The first problem to solve, then, was to get the DNA origami to reliably land with the correct side facing up. "It's a bit like guaranteeing toast always magically lands butter side up when thrown on the floor," says Rothemund. To the researchers surprise, coating origami with a carpet of flexible DNA strands on one side enabled more than 95 percent of them to land face up. But the problem of controlling rotation remained. Right triangles with three different edge lengths were the researchers' first attempt at a shape that might land in the preferred rotation.

However, after wrestling to get just 40 percent of right triangles to point in the correct orientation, Gopinath recruited computer scientists Chris Thachuk of the University of Washington, co-author of the Science paper, and a former Caltech postdoc; and David Kirkpatrick of the University of British Columbia, also a co-author of the Science paper. Their job was to find a shape which would only get stuck in the intended orientation, no matter what orientation it might land in. The computer scientists' solution was a disk with an off-center hole, which the researchers termed a "small moon." Mathematical proofs suggested that, unlike a right triangle, small moons could smoothly rotate to find the best alignment with their sticky patch without getting stuck. Lab experiments verified that over 98 percent of the small moons found the correct orientation on their sticky patches.

The team then added special fluorescent molecules that jam themselves tightly into the DNA helices of the small moons, perpendicular to the axis of the helices. This ensured that the fluorescent molecules within a moon were all oriented in the same direction and would glow most brightly when stimulated with light of a particular polarization. "It's as if every molecule carries a little antenna, which can accept energy from light most efficiently only when the polarization of light matches the orientation of the antenna," says Gopinath. This simple effect is what enabled the construction of the polarization-sensitive flower.

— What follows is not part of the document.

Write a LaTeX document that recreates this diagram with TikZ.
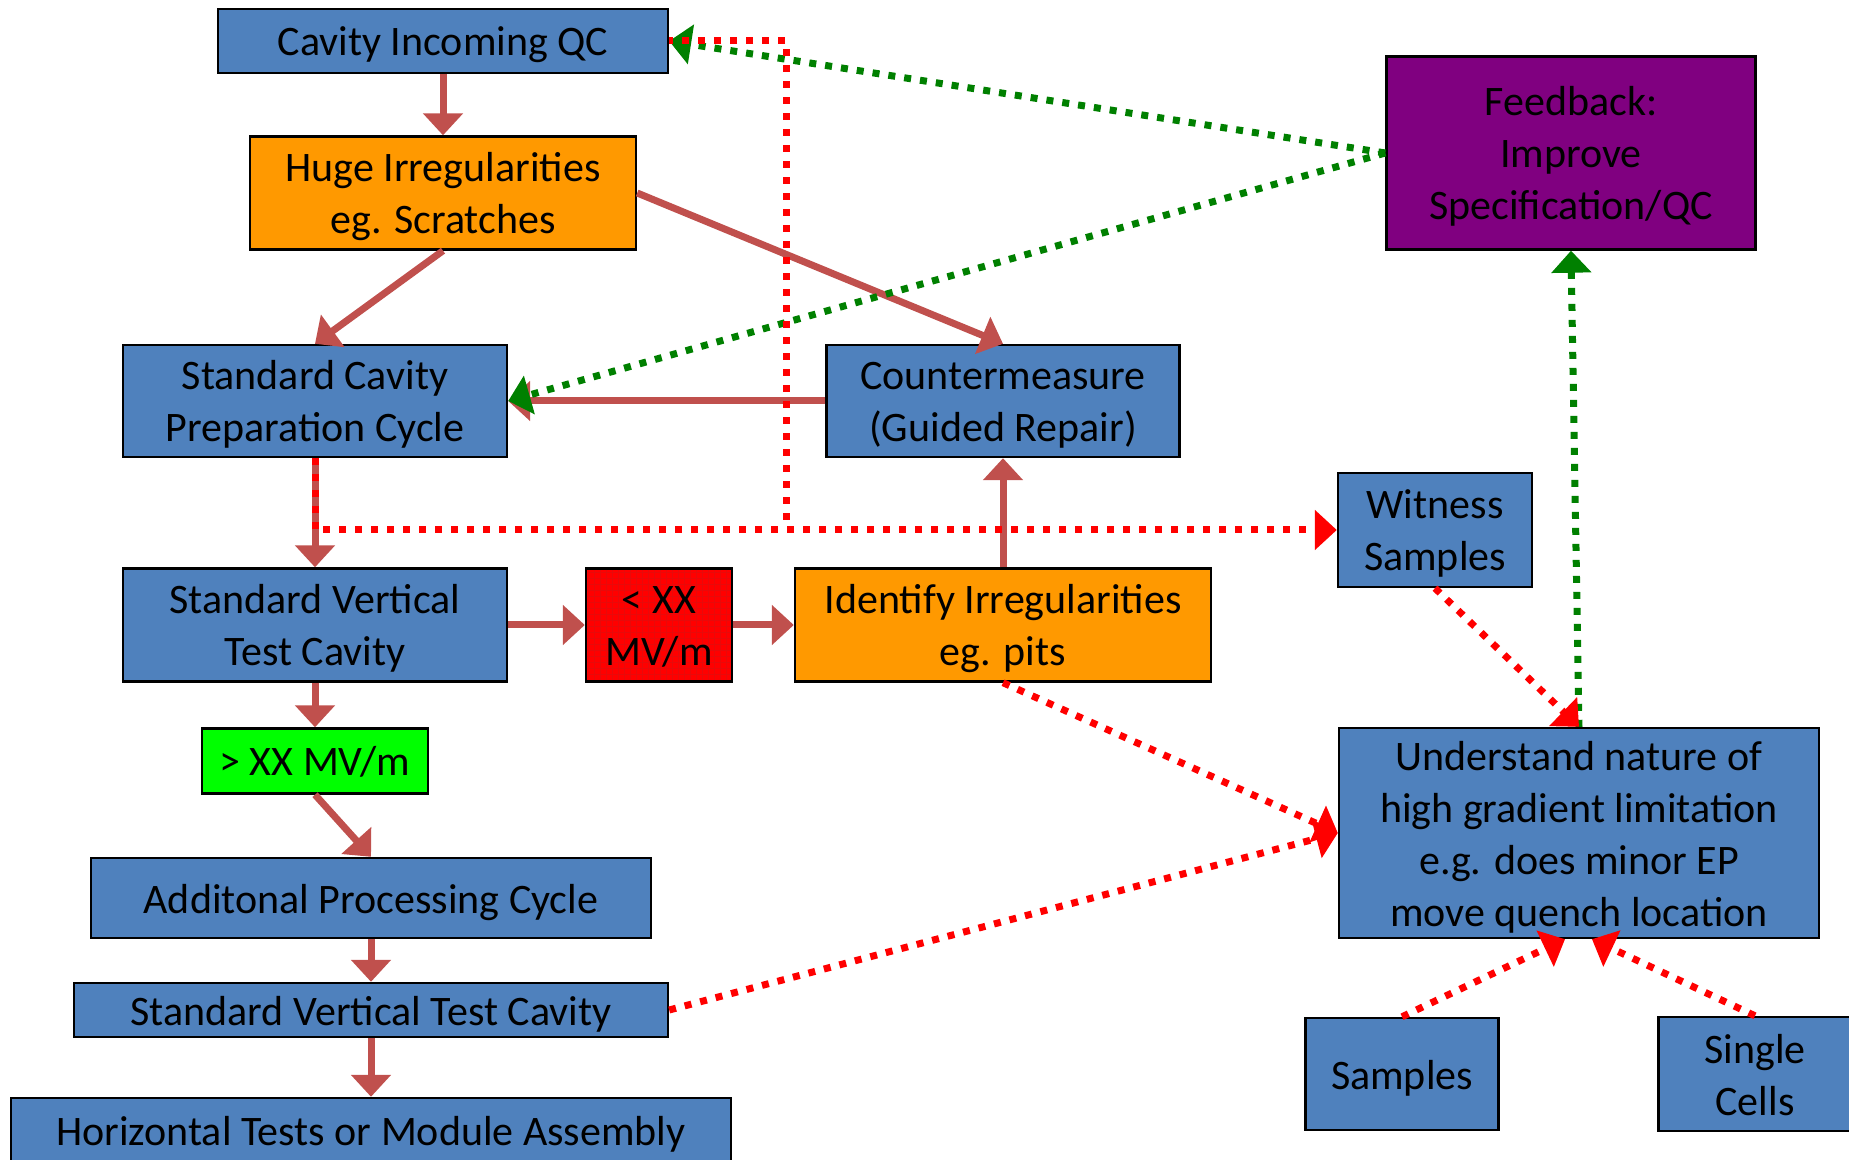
\documentclass[tikz,border=0pt]{standalone}
\usepackage{fontspec}
\setmainfont{Carlito}
\usetikzlibrary{arrows.meta,calc,patterns}

\definecolor{boxblue}{HTML}{4F81BD}
\definecolor{boxorange}{HTML}{FF9900}
\definecolor{boxpurple}{HTML}{800080}
\definecolor{boxgreen}{HTML}{00FF00}
\definecolor{gridred}{RGB}{232,10,10}
\definecolor{flowred}{HTML}{C0504D}
\definecolor{dotgreen}{HTML}{008000}

\begin{document}
\begin{tikzpicture}[x=0.5pt,y=-0.5pt,
	font=\fontsize{21}{26}\selectfont,
	box/.style={draw=black, line width=1.2pt, align=flush center, inner sep=0pt,
		execute at begin node={\rule{0pt}{21pt}},
		execute at end node={\rule[-6pt]{0pt}{0pt}}},
	sized/.style 2 args={text width=#1*0.5pt, minimum height=#2*0.5pt},
	tip/.style={-{Triangle[width=19.5pt,length=11pt]}},
	flow/.style={draw=flowred, line width=3.5pt, tip},
	reddot/.style={draw=red, line width=3.5pt, dash pattern=on 3.5pt off 4.5pt},
	greendot/.style={draw=dotgreen, line width=3.5pt, dash pattern=on 3.5pt off 4.5pt}]
	\useasboundingbox (0,0) rectangle (1849,1160);
	\clip (0,0) rectangle (1849,1160);

	% boxes
	\node[box, fill=boxblue, sized={450}{64}] (qc) at (443,41) {Cavity Incoming QC};
	\node[box, fill=boxorange, sized={386}{113}] (huge) at (443,193) {Huge Irregularities\\eg. Scratches};
	\node[box, fill=boxblue, sized={384}{112}] (prep) at (315,401) {Standard Cavity\\Preparation Cycle};
	\node[box, fill=boxblue, sized={353}{112}] (cm) at (1003,401) {Countermeasure\\(Guided Repair)};
	\node[box, fill=boxblue, sized={194}{114}] (wit) at (1435,530) {Witness\\Samples};
	\node[box, fill=boxpurple, sized={369}{193}] (fb) at (1571,153) {Feedback:\\Improve\\Specification/QC};
	\node[box, fill=boxblue, sized={384}{113}] (svt) at (315,625) {Standard Vertical\\Test Cavity};
	\node[box, preaction={fill=red}, pattern=grid, pattern color=gridred, sized={146}{113}] (low) at (659,625) {< XX\\MV/m};
	\node[box, fill=boxorange, sized={416}{113}] (ident) at (1003,625) {Identify Irregularities\\eg. pits};
	\node[box, fill=boxgreen, sized={226}{65}] (high) at (315,761) {> XX MV/m};
	\node[box, fill=boxblue, sized={560}{80}] (add) at (371,898) {Additonal Processing Cycle};
	\node[box, fill=boxblue, sized={594}{48}] (svt2) at (371,1010) {Standard Vertical Test Cavity};
	\node[box, fill=boxblue, sized={720}{64}] (horiz) at (371,1130) {Horizontal Tests or Module Assembly};
	\node[box, fill=boxblue, sized={480}{209}] (und) at (1579,833) {Understand nature of\\high gradient limitation\\e.g. does minor EP\\move quench location};
	\node[box, fill=boxblue, sized={193}{112}] (samp) at (1402,1074) {Samples};
	\node[box, fill=boxblue, sized={193}{114}] (cells) at (1755,1074) {Single\\Cells};

	% main flow
	\draw[flow] (qc.south) -- (huge.north);
	\draw[flow] (huge.south) -- (prep.north);
	\draw[flow] (huge.east) -- (cm.north);
	\draw[flow] (cm.west) -- (prep.east);
	\draw[flow] (prep.south) -- (svt.north);
	\draw[flow] (svt.east) -- (low.west);
	\draw[flow] (low.east) -- (ident.west);
	\draw[flow] (ident.north) -- (cm.south);
	\draw[flow] (svt.south) -- (high.north);
	\draw[flow] (high.south) -- (add.north);
	\draw[flow] (add.south) -- (svt2.north);
	\draw[flow] (svt2.south) -- (horiz.north);

	% green feedback lines
	\draw[greendot, tip] (fb.west) -- (qc.east);
	\draw[greendot, tip] (fb.west) -- (prep.east);
	\draw[greendot, tip] (und.north) -- (fb.south);

	% red dotted lines
	\coordinate (fork) at (786,520);
	\draw[reddot, tip] (prep.south) |- (wit.west);
	\draw[reddot] (fork) |- (qc.east);
	\draw[reddot, tip] (wit.south) -- (und.north);
	\draw[reddot, tip] (ident.south) -- (und.west);
	\draw[reddot, tip] (svt2.east) -- (und.west);
	\draw[reddot, tip] (samp.north) -- ($(und.south)+(-14,0)$);
	\draw[reddot, tip] (cells.north) -- ($(und.south)+(13,0)$);
\end{tikzpicture}
\end{document}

With robust methods for controlling the up-down and rotational orientation of DNA origami, a wide range of molecular devices may now be cheaply integrated into computer chips in high yield for a variety of potential applications. For example, Rothemund and Gopinath have founded a company, Palamedrix, to commercialize the technology for building semiconductor chips that enable simultaneous study of all the proteins relevant to human health. Caltech has filed patent applications for the work.